Amanda 14/10/2020
Queria ter aproveitado mais a leitura dessa saga, mas eu tive um certo problema - ou melhor, eu tive vários, mas vamos falar um de cada vez - com o fato de que não é só uma história, é uma história contada para encaixar no contexto real Histórico. Não era mais sobre as escolhas dos personagens, onde cada um estaria no final, é sobre onde eles deveriam estar no final, então a narração precisou forçar seu caminho para a história chegar onde a História também chegou. Por isso senti que o desenvolvimento de alguns personagens não foi natural. E é um pouco frustrante a gente torcer por um personagem e saber que não vai dar em nada mesmo.
Não consegui me apegar a quase ninguém, queria que todo mundo morresse logo para me livrar de arcos entediantes, na maioria do tempo era um bando de personagens acomodados, que reclamava do que estava errado no mundo e não fazia nada para mudar, jogava tudo nas orações para a deusa ou para o deus cristão e esperava o milagre vir. Era um discurso tipo "eu não vou matar, mas se a deusa quiser me usar para matar, tudo bem".

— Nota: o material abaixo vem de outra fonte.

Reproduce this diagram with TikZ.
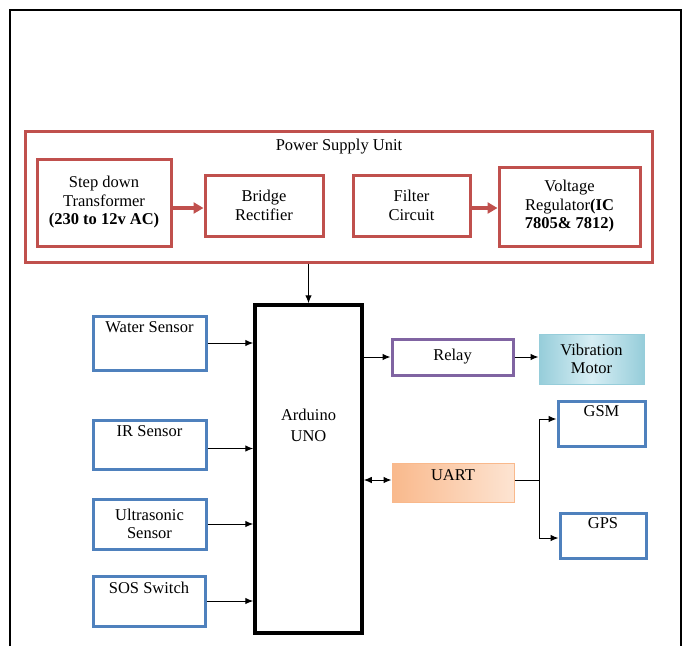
\documentclass[tikz,border=0pt]{standalone}
\usepackage{fontspec}
\setmainfont{Liberation Serif}
\usetikzlibrary{arrows.meta}

\definecolor{psured}{RGB}{192,80,77}
\definecolor{sensblue}{RGB}{79,129,189}
\definecolor{relaypurple}{RGB}{128,100,162}
\definecolor{vibdark}{RGB}{150,205,218}
\definecolor{viblight}{RGB}{215,238,244}
\definecolor{uartdark}{RGB}{249,185,140}
\definecolor{uartlight}{RGB}{253,228,210}

\begin{document}
\begin{tikzpicture}[
  x=1pt, y=-1pt,
  every node/.style={font=\fontsize{16.5}{18.5}\selectfont, align=center, inner sep=2pt},
  psubox/.style={draw=psured, line width=3pt, rectangle},
  sensbox/.style={draw=sensblue, line width=3pt, rectangle},
  conn/.style={line width=1pt, -{Latex[length=8pt,width=6.5pt]}},
  redconn/.style={draw=psured, line width=3.5pt, -{Triangle[length=10pt,width=11pt]}}
]

  \useasboundingbox (0,0) rectangle (684,646);

  % outer frame
  \draw[line width=1.5pt] (10,646) -- (10,10) -- (681,10) -- (681,646);

  % ==========================================
  % power supply unit
  % ==========================================
  \node[psubox, minimum width=627pt, minimum height=131pt] (psu) at (338.5,196.5) {};
  \node (psutitle) at (339,147) {Power Supply Unit};

  \node[psubox, minimum width=134pt, minimum height=87pt] (trans) at (104,202.5)
    {Step down\\Transformer\\\textbf{(230 to 12v AC)}};
  \node[psubox, minimum width=118pt, minimum height=61pt] (bridge) at (264,205.5)
    {Bridge\\Rectifier};
  \node[psubox, minimum width=117pt, minimum height=61pt] (filter) at (411.5,205.5)
    {Filter\\Circuit};
  \node[psubox, minimum width=141pt, minimum height=79pt] (vreg) at (569.5,206.5)
    {Voltage\\Regulator\textbf{(IC}\\\textbf{7805\& 7812)}};

  \draw[redconn] ([yshift=-2.5pt]trans.east |- bridge.west) -- ([yshift=-2.5pt]bridge.west);
  \draw[redconn] ([yshift=-2.5pt]filter.east) -- ([yshift=-2.5pt]filter.east -| vreg.west);

  % ==========================================
  % controller
  % ==========================================
  \node[draw, line width=3.5pt, minimum width=107pt, minimum height=328pt,
    label={[anchor=north, yshift=-104pt, font=\fontsize{16.5}{21}\selectfont]north:Arduino\\UNO}]
    (uno) at (308.5,469) {};

  \draw[conn] (uno.north |- psu.south) -- (uno.north);

  % sensors (inputs)
  \node[sensbox, minimum width=113pt, minimum height=54pt,
    label={[anchor=north, yshift=-5pt]north:Water Sensor}] (water) at (149.5,343) {};
  \node[sensbox, minimum width=113pt, minimum height=49pt,
    label={[anchor=north, yshift=-5pt]north:IR Sensor}] (ir) at (149.5,444.5) {};
  \node[sensbox, minimum width=113pt, minimum height=50pt] (ultra) at (149.5,524)
    {Ultrasonic\\Sensor};
  \node[sensbox, minimum width=112pt, minimum height=50pt,
    label={[anchor=north, yshift=-5pt]north:SOS Switch}] (sos) at (149,601) {};

  \draw[conn] (water.east) -- (water.east -| uno.west);
  \draw[conn] ([yshift=-4pt]ir.east) -- ([yshift=-4pt]ir.east -| uno.west);
  \draw[conn] (ultra.east) -- (ultra.east -| uno.west);
  \draw[conn] (sos.east) -- (sos.east -| uno.west);

  % outputs
  \node[draw=relaypurple, line width=3pt, minimum width=121pt, minimum height=36pt] (relay)
    at (452.5,357) {Relay};
  \node[draw=vibdark, line width=1pt, minimum width=105pt, minimum height=50pt,
    left color=vibdark, right color=vibdark, middle color=viblight] (vib)
    at (591.5,359) {Vibration\\Motor};

  \draw[conn] (uno.east |- relay.west) -- (relay.west);
  \draw[conn] (relay.east) -- (relay.east -| vib.west);

  % serial link
  \node[draw=uartdark, line width=1pt, minimum width=122pt, minimum height=39pt,
    left color=uartdark, right color=uartlight, inner sep=0pt,
    label={[anchor=north, yshift=-5pt]north:UART}] (uart) at (453,482.5) {};
  \node[sensbox, minimum width=87pt, minimum height=45pt,
    label={[anchor=north, yshift=-4pt]north:GSM}] (gsm) at (601.5,423.5) {};
  \node[sensbox, minimum width=86pt, minimum height=45pt,
    label={[anchor=north, yshift=-4pt]north:GPS}] (gps) at (603,535.5) {};

  \draw[line width=1pt, {Latex[length=8pt,width=6.5pt]}-{Latex[length=8pt,width=6.5pt]}]
    ([yshift=2.5pt]uno.east |- uart.west) -- ([yshift=2.5pt]uart.west);
  \draw[line width=1pt] ([yshift=2.5pt]uart.east) -- ++(25,0) coordinate (split);
  \draw[conn] (split) |- ([yshift=4.5pt]gsm.west);
  \draw[conn] (split) |- ([yshift=-2.5pt]gps.west);

\end{tikzpicture}
\end{document}
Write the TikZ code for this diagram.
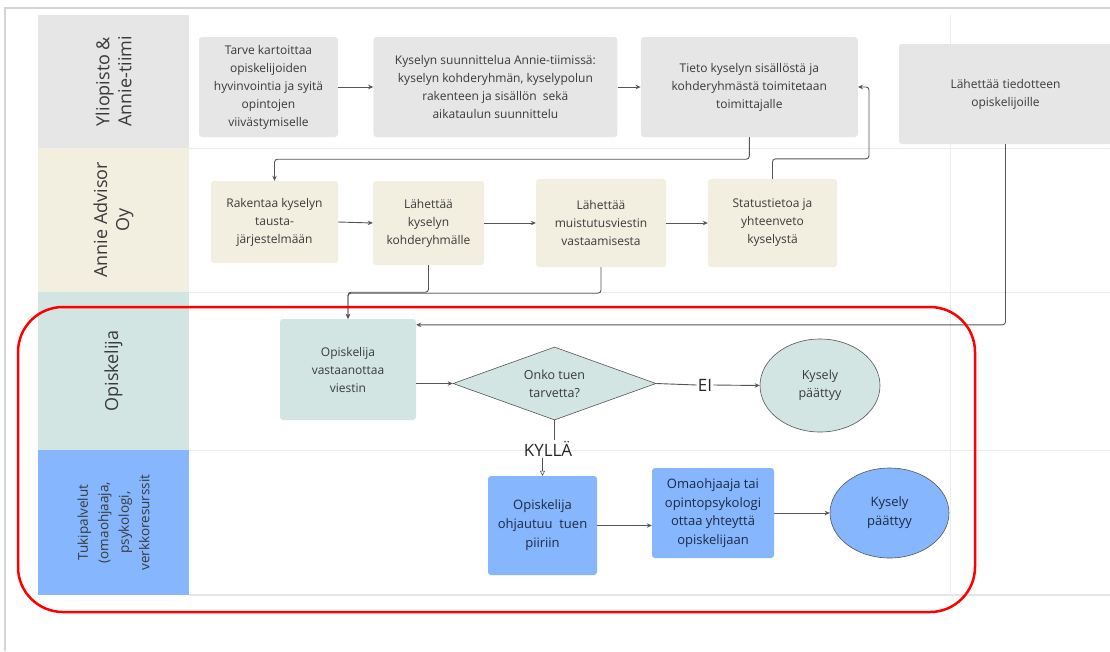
\documentclass[tikz,border=0pt]{standalone}
\usepackage{fontspec}
\setmainfont{Open Sans}
\usetikzlibrary{positioning}
\usetikzlibrary {arrows.meta}
\usetikzlibrary{shapes.geometric}
\definecolor{lanegray}{HTML}{E6E6E6}
\definecolor{lanebeige}{HTML}{F2EFE1}
\definecolor{laneteal}{HTML}{D2E5E3}
\definecolor{laneblue}{HTML}{86B6FD}
\definecolor{textgray}{HTML}{3A3A3A}
\definecolor{textblue}{HTML}{1E2A44}
\definecolor{linegray}{HTML}{555555}
\definecolor{gridgray}{HTML}{ECECEC}
\tikzset{lanehead/.style={rectangle,draw=none,rotate=90,inner sep=2pt,
align=center,font=\fontsize{18}{22}\selectfont,text=textgray}}
\tikzset{stepbox/.style={rectangle,rounded corners=3pt,draw=none,
inner sep=2pt,align=center,font=\fontsize{12}{18}\selectfont,text=textgray}}
\tikzset{endbox/.style={ellipse,draw=linegray,line width=0.6pt,
inner sep=0pt,align=center,font=\fontsize{12.5}{18}\selectfont,text=textgray}}
\tikzset{flowline/.style={line width=0.9pt,draw=linegray,rounded corners=3pt,
-{Stealth[length=5pt,width=4.5pt]}}}
\tikzset{answer/.style={inner sep=1pt,font=\fontsize{17}{20}\selectfont,text=black!85}}

\begin{document}
\begin{tikzpicture}[x=1pt,y=-1pt]
    \useasboundingbox (0,0) rectangle (1110,651);

    % frame and lane grid
    \draw[line width=1.5pt,draw=black!17] (5,651) -- (5,8) -- (1110,8);
    \foreach \ly in {148,292,450}
        \draw[line width=1pt,draw=gridgray] (189,\ly) -- (1110,\ly);
    \draw[line width=2pt,draw=black!10] (189,595) -- (1110,595);
    \draw[line width=1pt,draw=gridgray] (950,15) -- (950,595);

    % lanes
    \node[lanehead,fill=lanegray,minimum width=133pt,minimum height=151pt] (laneA) at (113.5,81.5) {Yliopisto \&\\Annie-tiimi};
    \node[lanehead,fill=lanebeige,minimum width=144pt,minimum height=151pt] (laneB) at (113.5,220) {Annie Advisor\\Oy};
    \node[lanehead,fill=laneteal,minimum width=158pt,minimum height=151pt] (laneC) at (113.5,371) {Opiskelija};
    \node[lanehead,fill=laneblue,minimum width=145pt,minimum height=151pt,
        font=\fontsize{13.5}{20.5}\selectfont] (laneD) at (113.5,522.5) {Tukipalvelut\\(omaohjaaja,\\psykologi,\\verkkoresurssit};

    % university and Annie team
    \node[stepbox,fill=lanegray,minimum width=139pt,minimum height=100pt] (boxA) at (268.5,87) {Tarve kartoittaa\\opiskelijoiden\\hyvinvointia ja syitä\\opintojen\\viivästymiselle};
    \node[stepbox,fill=lanegray,minimum width=244pt,minimum height=100pt] (boxB) [right=35pt of boxA] {Kyselyn suunnittelua Annie-tiimissä:\\kyselyn kohderyhmän, kyselypolun\\rakenteen ja sisällön~ sekä\\aikataulun suunnittelu};
    \node[stepbox,fill=lanegray,minimum width=217pt,minimum height=100pt] (boxC) [right=23pt of boxB] {Tieto kyselyn sisällöstä ja\\kohderyhmästä toimitetaan\\toimittajalle};
    \node[stepbox,fill=lanegray,minimum width=213pt,minimum height=100pt] (boxD) at (1005.5,94) {Lähettää tiedotteen\\opiskelijoille};

    % Annie Advisor
    \node[stepbox,fill=lanebeige,minimum width=127pt,minimum height=82pt] (boxE) at (274.5,222) {Rakentaa kyselyn\\tausta-\\järjestelmään};
    \node[stepbox,fill=lanebeige,minimum width=111pt,minimum height=84pt] (boxF) at (428.5,223) {Lähettää\\kyselyn\\kohderyhmälle};
    \node[stepbox,fill=lanebeige,minimum width=130pt,minimum height=88pt] (boxG) at (601,223) {Lähettää\\muistutusviestin\\vastaamisesta};
    \node[stepbox,fill=lanebeige,minimum width=129pt,minimum height=88pt] (boxH) at (772.5,223) {Statustietoa ja\\yhteenveto\\kyselystä};

    % student
    \node[stepbox,fill=laneteal,minimum width=136pt,minimum height=101pt] (boxI) at (348,369.5) {Opiskelija\\vastaanottaa\\viestin};
    \node[diamond,aspect=2.8,draw=linegray,line width=0.6pt,fill=laneteal,inner sep=0pt,
        minimum width=203pt,minimum height=73pt,align=center,
        font=\fontsize{12.5}{18}\selectfont,text=textgray] (decA) at (554.5,383.5) {Onko tuen\\tarvetta?};
    \node[endbox,fill=laneteal,minimum width=120pt,minimum height=93pt] (endA) at (820,385.5) {Kysely\\päättyy};
    \node[answer] (noA) at (705,385) {EI};

    % support services
    \node[answer] (yesA) at (548,449) {KYLLÄ};
    \node[stepbox,fill=laneblue,text=textblue,minimum width=109pt,minimum height=99pt,
        font=\fontsize{13}{19}\selectfont] (boxJ) at (542.5,525.5) {Opiskelija\\ohjautuu~ tuen\\piiriin};
    \node[stepbox,fill=laneblue,text=textblue,minimum width=122pt,minimum height=90pt,
        font=\fontsize{13}{18.5}\selectfont] (boxK) at (713,513) {Omaohjaaja tai\\opintopsykologi\\ottaa yhteyttä\\opiskelijaan};
    \node[endbox,fill=laneblue,text=textblue,minimum width=119pt,minimum height=90pt,
        font=\fontsize{13}{19}\selectfont] (endB) at (889.5,513) {Kysely\\päättyy};

    % connectors
    \draw[flowline] (boxA.east) -- (boxB.west);
    \draw[flowline] (boxB.east) -- (boxC.west);
    \draw[flowline] (boxC.south) -- ++(0,22) -| (boxE.north);
    \draw[flowline] (boxE.east) -- (boxF.west);
    \draw[flowline] (boxF.east) -- (boxG.west);
    \draw[flowline] (boxG.east) -- (boxH.west);
    \draw[flowline] (boxH.north) -- ++(0,-20) -| ([xshift=11pt]boxC.east) -- (boxC.east);
    \draw[flowline] (boxF.south) -- ++(0,27) -| (boxI.north);
    \draw[flowline] (boxG.south) -- ++(0,26) -| (boxI.north);
    \draw[flowline] (boxD.south) |- ([yshift=-6pt]boxI.north east);
    \draw[flowline] (boxI.east |- decA) -- (decA.west);
    \draw[line width=0.9pt,draw=linegray] (decA.east) -- (noA.west);
    \draw[flowline] (noA.east) -- (endA.west);
    \draw[line width=0.9pt,draw=linegray] (decA.south) -- (decA.south |- yesA.north);
    \draw[line width=0.6pt,draw=linegray,-{Triangle[open,length=5pt,width=5pt]}] (boxJ.north |- yesA.south) -- (boxJ.north);
    \draw[flowline] (boxJ.east) -- (boxJ.east -| boxK.west);
    \draw[flowline] (boxK.east) -- (endB.west);

    % highlight
    \draw[line width=2.5pt,draw=red,rounded corners=45pt] (18,307) rectangle (975,612);

\end{tikzpicture}
\end{document}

Mais uma vez, fomos privados de momentos importantes, não tivemos o gostinho das grandes guerras, e se não fosse pela Morgana tendo a visão, a gente não saberia de outra metade de coisas. O clímax da saga, que seria o confronto de Artur contra Mordred, sei lá como que aconteceu, Morgana só aparece para lidar com as consequências do duelo, que foi melhor narrado no prólogo do livro 1 do que agora, quando de fato aconteceu.
Concluo essa saga decepcionada. A história parte do ponto A e no final ainda está no ponto A. É como se nada tivesse acontecido, eu não comprei a ideia de que a Deusa ganhou seu lugar mundo e está presente entre nós, então a missão foi cumprida. Tivemos bons momentos e questionamentos, mas todas as mensagens, posicionamentos e críticas ao cristianismo perdem força dentro da narração por causa do final, "não é o que você fala, é o que você faz", e o que a autora fez foi aceitar e fazer a Morgana aceitar.
Outro detalhe que me marcou e me incomodou profundamente nessa leitura, citado na apresentação da autora, foi ela ter se apresentado como "não feminista". Eu comentei na resenha do livro 1 que era hipocrisia falar isso e criar uma história feminista, mas não consigo tirar da cabeça que tudo isso era realmente a grande intenção da autora, narrar como as mulheres perderam poder, mostrar o que elas foram e o que não são mais. Esfregar na nossa cara como o nosso mundo chegou onde chegou. A minha impressão é que ela teve uma felicidade danada em narrar os últimos três capítulos e escrever que o mundo agora era dos homens, que as mulheres precisariam de um homem para protegê-las e que uma mulher que se recusou trair outra mulher foi morta por isso.
O último assunto que quero abordar é um que vinha a tona sempre pela boca do Kevin, que batia na tecla que não importava os cristãos darem crédito dos feitos da deusa ao deus cristão, porque no fim das contas todos os deuses são um. Mas eu quero dizer que acho isso bem problemático, não importa a veracidade de um feito, basta o símbolo que ele representa e a força que ela carrega. Símbolo e força juntos são poderosos o suficiente para atrair o fiel e isso cria uma bola de neve para ideias, pensamentos e doutrinas.
OBS: Descobri, quando já estava no meio do livro 2, que a autora dessa saga está envolvida em sérias acusações de estupro e pedofilia (feitas pela própria filha). Ainda estou pensando sobre o tópico de separar ou não a obra do autor, mas enquanto não chego à conclusão alguma, fica o alerta para futuros leitores. Acho que se eu soubesse disso antes, teria repensado a escolha desse livro para ler e não sei quanto isso influenciou minha percepção sobre a obra.